The conversations between son,Charles and dad here these days are getting more and more ‘Chicken to Duck’ talk or more accurately, a ‘Hamster to Frog' talk situation! While dad is ranting on those cilaka YBs mutating into jumping Froggies, teenage son is forever disrupting dad with either his ‘See my hamsters so cute!' or 'See my hair color so nice!' opening statements to another 'hamster or hair' conversation.

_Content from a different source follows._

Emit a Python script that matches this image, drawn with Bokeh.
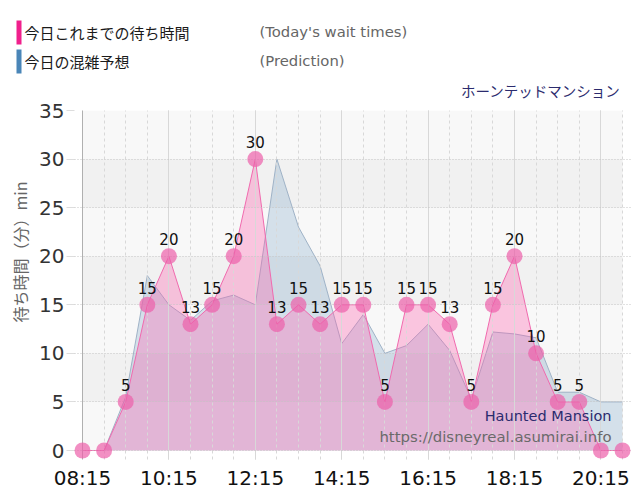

Never have I ever come across so much condemnations, curses and hateful remarks in cyberspace being leveled on just one lady (if I may still address her as one) of this country. She has been labeled as a ‘Hon-Kan' traitor to the Chinese race, modern day female Judas and all sorts of extremely degrading nicks for her treacherous sins that shot her to overnight
I also read about the angry reactions of the public, such as mock funeral being staged where pictures and paper effigies of her were stomped and burnt to curse death upon her. Her home and service center were pelted with stones and the owner of that rented service center is now reported to be evicting her. Her village folks are openly condemning her in public and accusing her of bringing shame to their village name while market folks are refusing to sell products to anyone related to her. All these, undoubtedly brought her down into history, as the most hated and cursed lady so far in this nation!
When Charles finally caught the drift on what I was ranting, he said,"Eee-yer!, She really 'chau char bor', I think in the olden days the Chinese people would have 'Ta' her 'Siu Yan'" apparently referring to the olden days ritual of 'beating the wicked enemy's soul' to curse her.
'Beating the wicked enemy's soul' or 'Ta Siu Yan' as the Cantonese call it, is a long lost and almost forgotten Chinese ritual practice of swearing and pounding the wooden clog loud and hard on the image of somebody you 'so toolan' and hope to jinx. It's quite similar to the practice of sticking needles into a voodo doll to curse someone.
(see how clever our Chinese forefathers were, to come out with such a healthy psychological way of releasing pent up ill feelings!)
Hmmm… Come to think of it, why not? Why not instead of rowdy street demonstrations or candlelight vigils, we have a Chinese culture rediscovery experience of a mass Ta Siu Yan ritual event organized? Such an event would not only help the HEE-haters to de-stress themselves but also be seen as a wonderful cultural tourist attraction as we rediscover this lost Chinese tradition. Besides, we can also get into the Guinness book of records for having the first ever mass Ta Siu Yan ritual, another Malaysia Boleh achievement to grab!
Wow! Just imagine how spectacular and fun the scene can be with hundreds of participants (like those shaolin temple scenes like dat..) squatting along the roadside or in an open space carpark, all simultaneously and rhythmically hammering their wooden clogs away while cursing....
“Ta lei-ke sei yan thou, ta lei-ke sei yan hau!(Hit your blardy head, hit your blardy mouth!)
Ta lei-ke sei yan keok, ta lei-ke sei yan sau!(hit your blardy legs, Hit your blardy hands!)
Tarng lei harng toe pin, hark toe pin... (so that wherever you go, bad luck follows)
Hoe-keh ngmm lei, chau-keh ngmm chow! (Good things never come, bad things never leave!)
How about that? Wanna join me 'Ta' that "SIU YAN' and whack this 'HONKan-frog' kau kau until she 'swei' for a million years? Anyone?